Glassblowing classes make hot, hot, hot holiday gifts
By Lonnie Burstein Hewitt
If you’re looking for out-of-the-ordinary gifts this season, how about this: an ornament-making class at Stone and Glass in Rancho Bernardo? Or a special group tour of Garry Cohen’s Glass Ranch in Escondido — bring your own group — including glassblowing demos?
No one on your gift list will say they have one of those!
And you can’t beat the hot glass experience, watching someone twirl a fiery blob of molten sand on the tip of a slim metal rod, and plunge it into the “glory hole” of a 2000-degree furnace to keep it pliant. Next, tweak it with tools that look like they came from the Iron Age, thrust it back into the glory hole, tweak it and pull it and paddle and thrust it, again and again, always twirling, in a mesmerizing fire dance that could easily end with a “Floor Model” — a shattered mess of too-cooled-down glass — but comes instead to a grand finale with the rod held aloft to show off a beautifully colored and shaped piece that’s ready to be tempered overnight in a 900-degree kiln.
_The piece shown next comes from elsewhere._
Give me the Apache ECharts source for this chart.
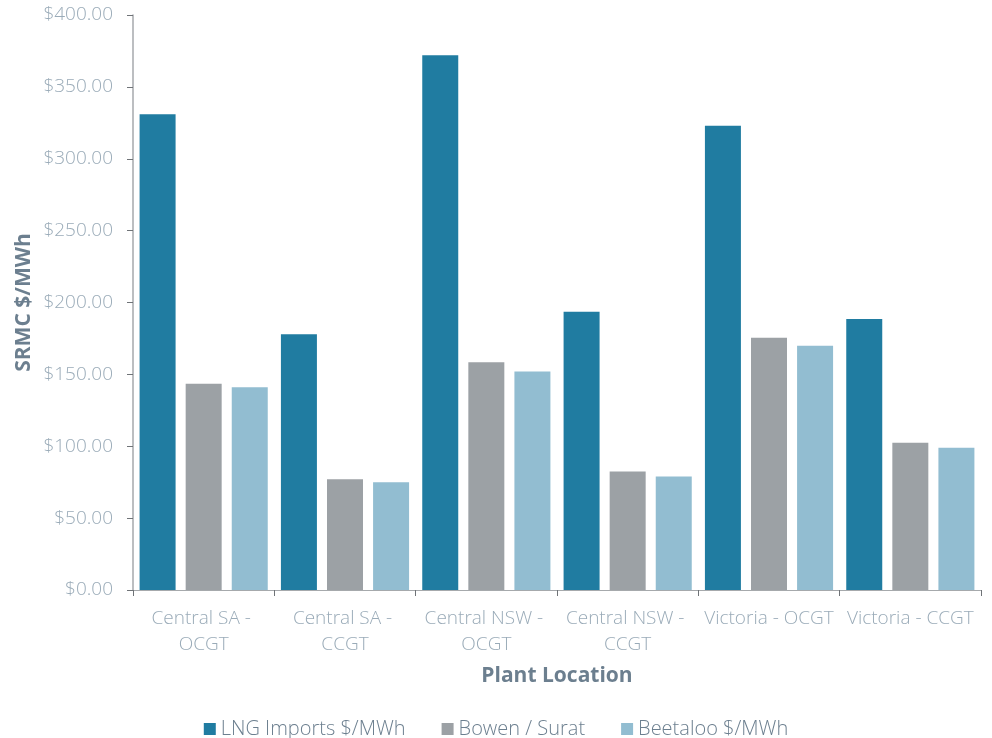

Even more exciting (though not quite as graceful) is getting to do it yourself.
Two North County craftsmen, with spaces, equipment, and apprentices reminiscent of Renaissance masters, are known for opening their studios to watchers and doers, giving novices a chance to try their hands at off-hand glassblowing, an art form that dates back more than 2,000 years.
James Stone, who set up his Stone and Glass studio at Bernardo Winery a dozen years ago, has been blowing glass for almost three decades.
“I know the glassblowing experience changes your life,” he said. “It changed mine. I got hooked at Palomar College, like just about every glassblower in San Diego County, and every week I drink out of that first glass I made with my teacher, Garry Cohen, to remind me I’m still on the journey.”
A Jersey boy who started out as a prop-maker for TV and movies, Stone had to leave the trade after a serious injury. He made his way to San Diego, where he now creates fantasy hot glass furniture, sculptures, and pieces of public art and enjoys sharing his passion with interested students, both young and old.
“Kids are fearless,” he said. “They’re not afraid of the fire. Adults come in, and they’re afraid. For me, it’s all about taking them on the journey, so when they go out, everyone has a smile on their face.”
In the world of San Diego glassblowers, all roads lead to Garry Cohen, head of Palomar College’s glassblowing program for the past 20 years. It’s a small world; Cohen calls it “The Brotherhood of the Burning Sands.” And it all began with Val Sanders, who started the program in 1969.
Cohen began as a potter and jeweler, but once he discovered hot glass, he was hypnotized by the process. He opens his studio and gardens to the public two weekends a year, at Thanksgiving and Mother’s Day, so hundreds can have the Glass Ranch Experience for themselves.
“It’s my Field of Dreams,” he said. “If you build it, they will come.”